Capsicum is used in this manner in formulas for pain relief of arthritis, female complaints, athletics, infections, heart, laxatives, diuretics, ulcers, thyroid balance, male tonic and cleansing and respiratory ailments. Cayenne contains substantial amounts of vitamin C. Chilies also contain a chemical called Capsaicin which is what makes them taste hot.
Capsaicin is currently used to treat various painful conditions such as rheumatoid arthritis and diabetic neuropathy. Initially, when capsaicin-containing creams are applied to the skin there is a burning feeling. But shortly afterwards there is pain relief. The relief is a result of interactions between the capsaicin molecule and nerves in the skin and muscles that transmit painful sensations. Capsaicin prevents these nerves from transmitting pain messages back to the brain.
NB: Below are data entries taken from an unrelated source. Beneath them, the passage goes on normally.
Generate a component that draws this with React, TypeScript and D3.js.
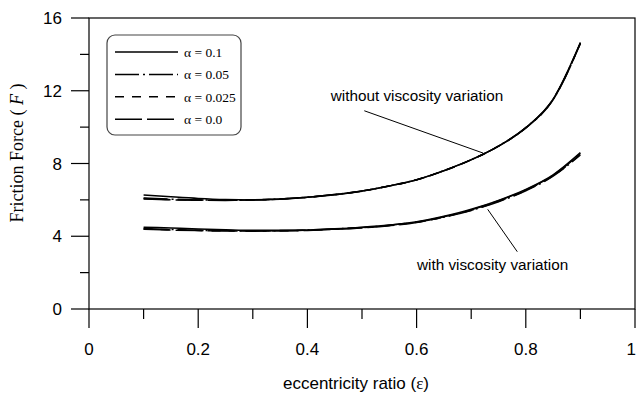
import React from "react";
import * as d3 from "d3";

const eps = [0.1, 0.15, 0.2, 0.25, 0.3, 0.35, 0.4, 0.45, 0.5, 0.55, 0.6, 0.65, 0.7, 0.75, 0.8, 0.85, 0.9];

const withoutA10 = [6.27, 6.17, 6.08, 6.02, 6.0, 6.05, 6.15, 6.29, 6.49, 6.77, 7.11, 7.61, 8.21, 8.96, 9.97, 11.54, 14.65];
const withoutA05 = [6.1, 6.04, 6.0, 5.98, 6.0, 6.05, 6.15, 6.29, 6.49, 6.77, 7.11, 7.61, 8.21, 8.96, 9.97, 11.53, 14.63];
const withoutA025 = [6.07, 6.02, 5.99, 5.98, 6.0, 6.05, 6.14, 6.28, 6.48, 6.76, 7.1, 7.6, 8.2, 8.95, 9.96, 11.52, 14.62];
const withoutA0 = [6.05, 6.0, 5.98, 5.97, 5.99, 6.04, 6.14, 6.28, 6.48, 6.76, 7.1, 7.6, 8.2, 8.95, 9.95, 11.5, 14.6];

const withA10 = [4.5, 4.45, 4.4, 4.36, 4.33, 4.33, 4.35, 4.41, 4.5, 4.62, 4.8, 5.1, 5.48, 5.97, 6.58, 7.38, 8.6];
const withA05 = [4.42, 4.37, 4.33, 4.31, 4.3, 4.31, 4.34, 4.4, 4.48, 4.6, 4.78, 5.05, 5.42, 5.9, 6.5, 7.3, 8.47];
const withA025 = [4.4, 4.36, 4.32, 4.3, 4.29, 4.3, 4.33, 4.39, 4.47, 4.59, 4.77, 5.06, 5.43, 5.92, 6.52, 7.33, 8.5];
const withA0 = [4.38, 4.34, 4.31, 4.29, 4.28, 4.29, 4.32, 4.38, 4.46, 4.58, 4.76, 5.07, 5.45, 5.95, 6.55, 7.35, 8.55];

const legendLabels = ["α = 0.1", "α = 0.05", "α = 0.025", "α = 0.0"];
const xTicks = [0, 0.2, 0.4, 0.6, 0.8, 1];
const xTickLabels = ["0", "0.2", "0.4", "0.6", "0.8", "1"];
const xMinor = [0.1, 0.3, 0.5, 0.7, 0.9];
const yTicks = [0, 4, 8, 12, 16];
const yMinor = [2, 6, 10, 14];

const W = 636;
const H = 394;
const left = 89;
const right = 635;
const top = 18;
const bottom = 309;

const dashes = ["none", "24,4,2,4", "9,8", "27,5"];

export default function App() {
  const x = d3.scaleLinear().domain([0, 1]).range([left, right]);
  const y = d3.scaleLinear().domain([0, 16]).range([bottom, top]);
  const line = d3
    .line<number>()
    .x((_, i) => x(eps[i]))
    .y((d) => y(d))
    .curve(d3.curveMonotoneX);

  const groups = [
    [withoutA10, withoutA05, withoutA025, withoutA0],
    [withA10, withA05, withA025, withA0],
  ];

  const sans = "'Liberation Sans', Arial, sans-serif";
  const serif = "'Liberation Serif', 'Times New Roman', serif";

  const legX = 107;
  const legY = 35;
  const rowY = (i: number) => 52 + i * 22.4;

  return (
    <svg width={W} height={H} style={{ position: "absolute", left: 0, top: 0 }}>
      <rect x={0} y={0} width={W} height={H} fill="#fff" />
      <rect x={left} y={top} width={right - left} height={bottom - top} fill="none" stroke="#000" strokeWidth={1.2} />
      {xTicks.map((t, i) => (
        <g key={"xt" + i}>
          <line x1={x(t)} x2={x(t)} y1={bottom} y2={bottom + 19} stroke="#000" strokeWidth={1.2} />
          <text
            x={t === 1 ? W : x(t)}
            y={355}
            textAnchor={t === 1 ? "end" : "middle"}
            fontFamily={sans}
            fontSize={17}
          >
            {xTickLabels[i]}
          </text>
        </g>
      ))}
      {xMinor.map((t, i) => (
        <line key={"xm" + i} x1={x(t)} x2={x(t)} y1={bottom} y2={bottom + 10} stroke="#000" strokeWidth={1.2} />
      ))}
      {yTicks.map((t, i) => (
        <g key={"yt" + i}>
          <line x1={left - 18} x2={left} y1={y(t)} y2={y(t)} stroke="#000" strokeWidth={1.2} />
          <text x={62} y={y(t)} dy="0.36em" textAnchor="end" fontFamily={sans} fontSize={17}>
            {t}
          </text>
        </g>
      ))}
      {yMinor.map((t, i) => (
        <line key={"ym" + i} x1={left - 9} x2={left} y1={y(t)} y2={y(t)} stroke="#000" strokeWidth={1.2} />
      ))}
      <text x={356} y={389} textAnchor="middle" fontFamily={sans} fontSize={17}>
        eccentricity ratio (<tspan fontFamily={serif}>ε</tspan>)
      </text>
      <text transform={`translate(22.5,153) rotate(-90)`} textAnchor="middle" fontFamily={serif} fontSize={18}>
        Friction Force ( <tspan fontStyle="italic">F</tspan> )
      </text>
      {groups.map((g, gi) =>
        g.map((vals, si) => (
          <path
            key={`c${gi}-${si}`}
            d={line(vals) || ""}
            fill="none"
            stroke="#000"
            strokeWidth={1.5}
            strokeDasharray={dashes[si]}
          />
        ))
      )}
      <text x={x(0.4427)} y={y(11.45)} fontFamily={sans} fontSize={15.3}>
        without viscosity variation
      </text>
      <line x1={x(0.5042)} y1={y(10.9)} x2={x(0.7221)} y2={y(8.57)} stroke="#000" strokeWidth={1} />
      <text x={x(0.6007)} y={y(2.14)} fontFamily={sans} fontSize={15.3}>
        with viscosity variation
      </text>
      <line x1={x(0.7302)} y1={y(5.48)} x2={x(0.7844)} y2={y(3.15)} stroke="#000" strokeWidth={1} />
      <rect x={legX} y={legY} width={134} height={100} rx={8} ry={8} fill="#fff" stroke="#444" strokeWidth={1.2} />
      {legendLabels.map((lab, i) => (
        <g key={"lg" + i}>
          <line x1={115} x2={178} y1={rowY(i)} y2={rowY(i)} stroke="#000" strokeWidth={1.5} strokeDasharray={dashes[i]} />
          <text x={184} y={rowY(i)} dy="0.35em" fontFamily={serif} fontSize={13.5}>
            {lab}
          </text>
        </g>
      ))}
    </svg>
  );
}
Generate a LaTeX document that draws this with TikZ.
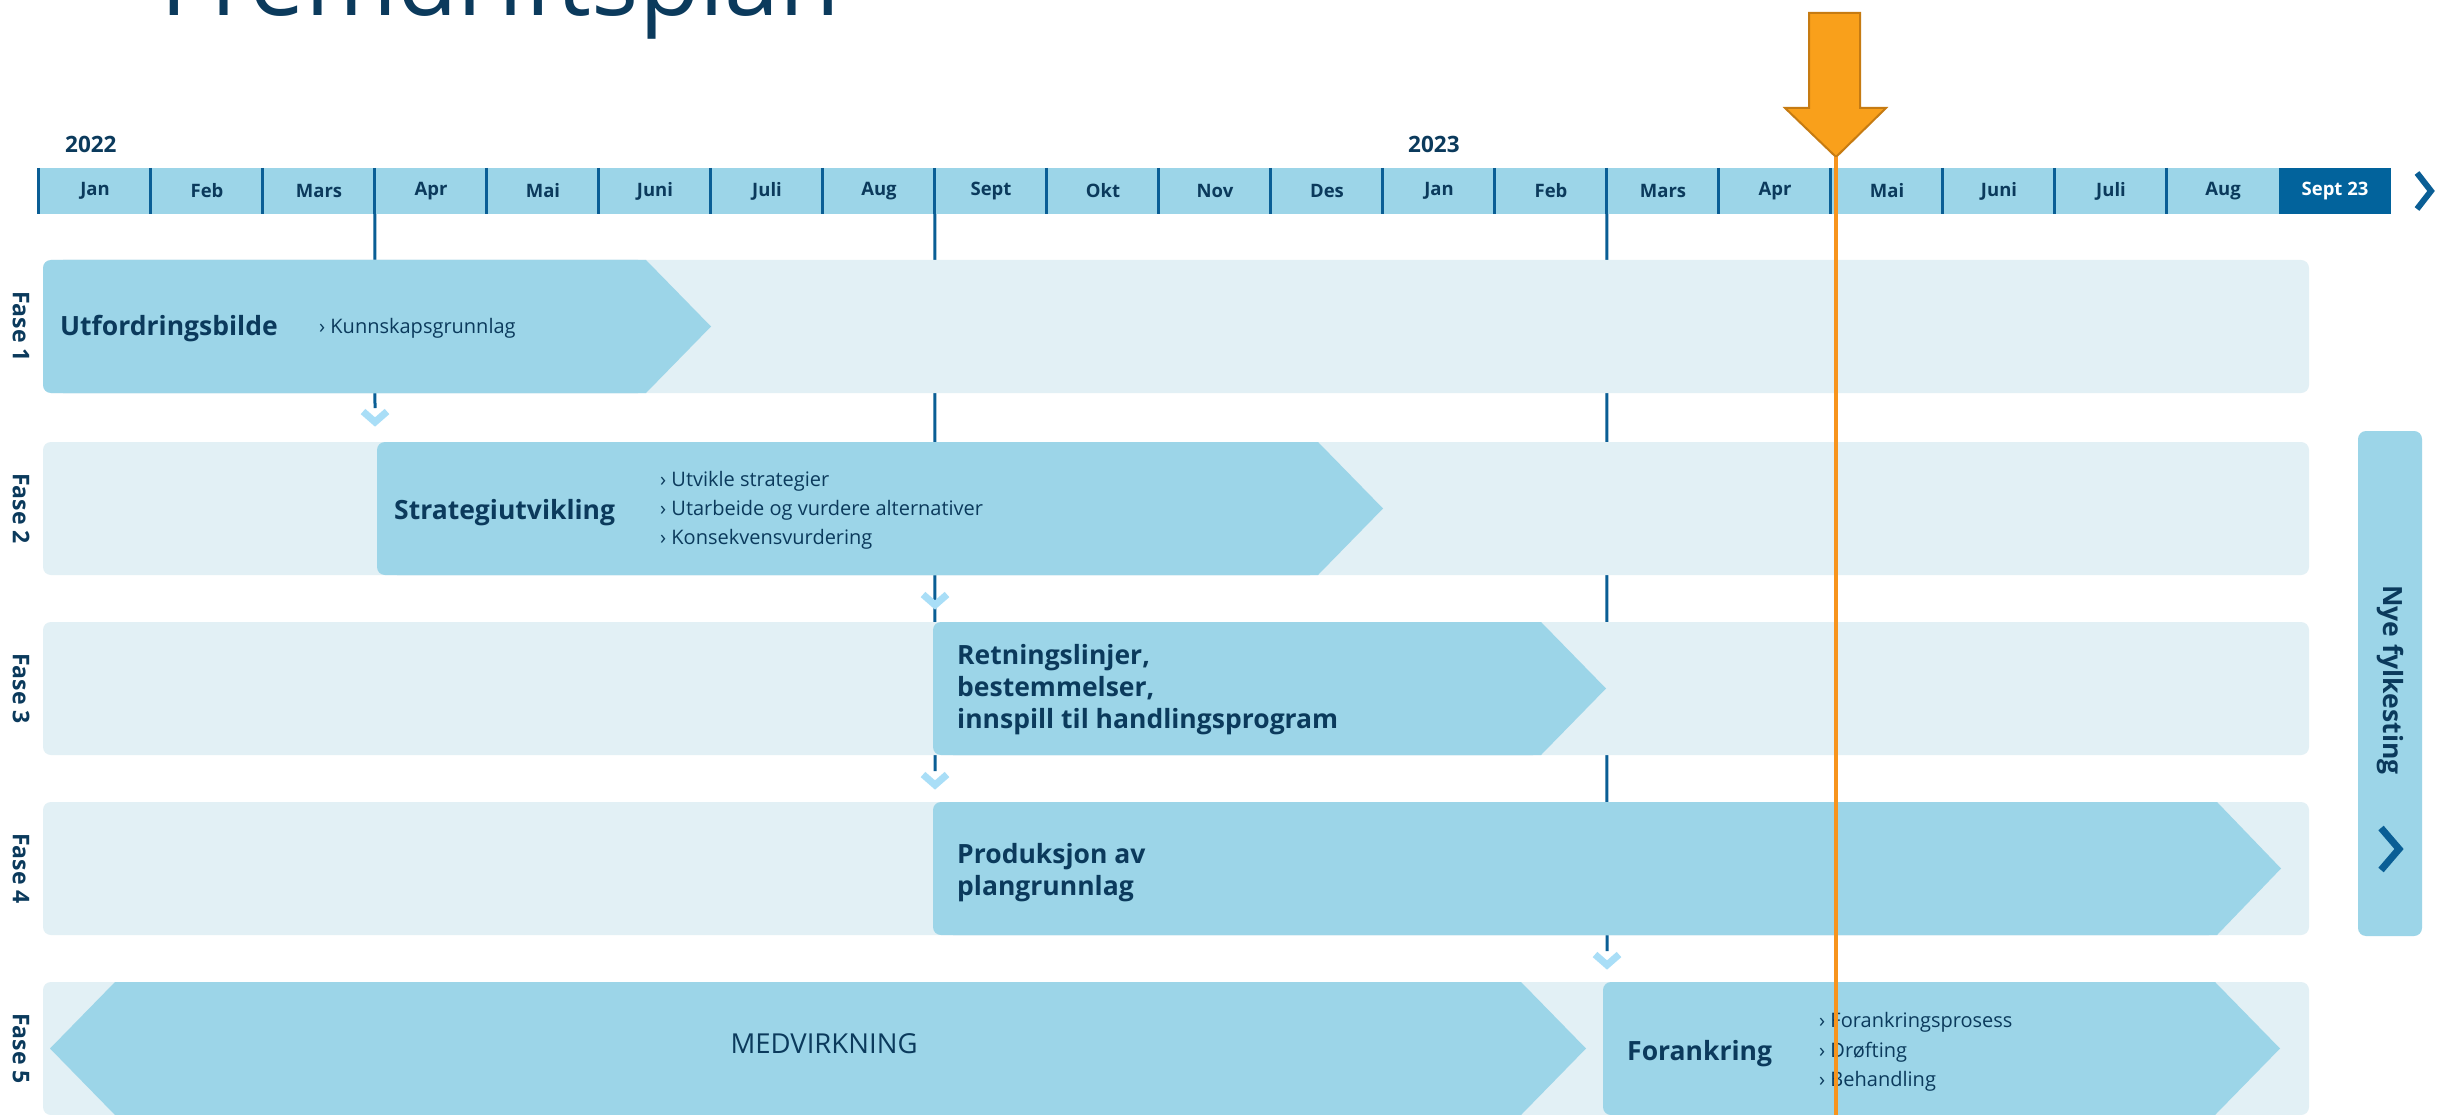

Cross-cultural studies suggest that heart disease is less common in countries such as Thailand, where locals consume large amounts of cayenne pepper. Laboratory research suggests that cayenne acts as an antioxidant and reduces cholesterol levels (LDL), and plaque build up in arteries. Cayenne contains vitamin A, C, and E and other substances that help protect the body against harmful free radicals.
Cayenne was a traditional treatment for fevers, asthma, impaired circulation, sore throats, respiratory tract infections, digestive problems, constipation, and toothaches. More recently, a comparison of chili-eating habits between 103 peptic ulcer patients and 87 healthy individuals found that people who ate more chili peppers actually had a lower incidence of ulcers.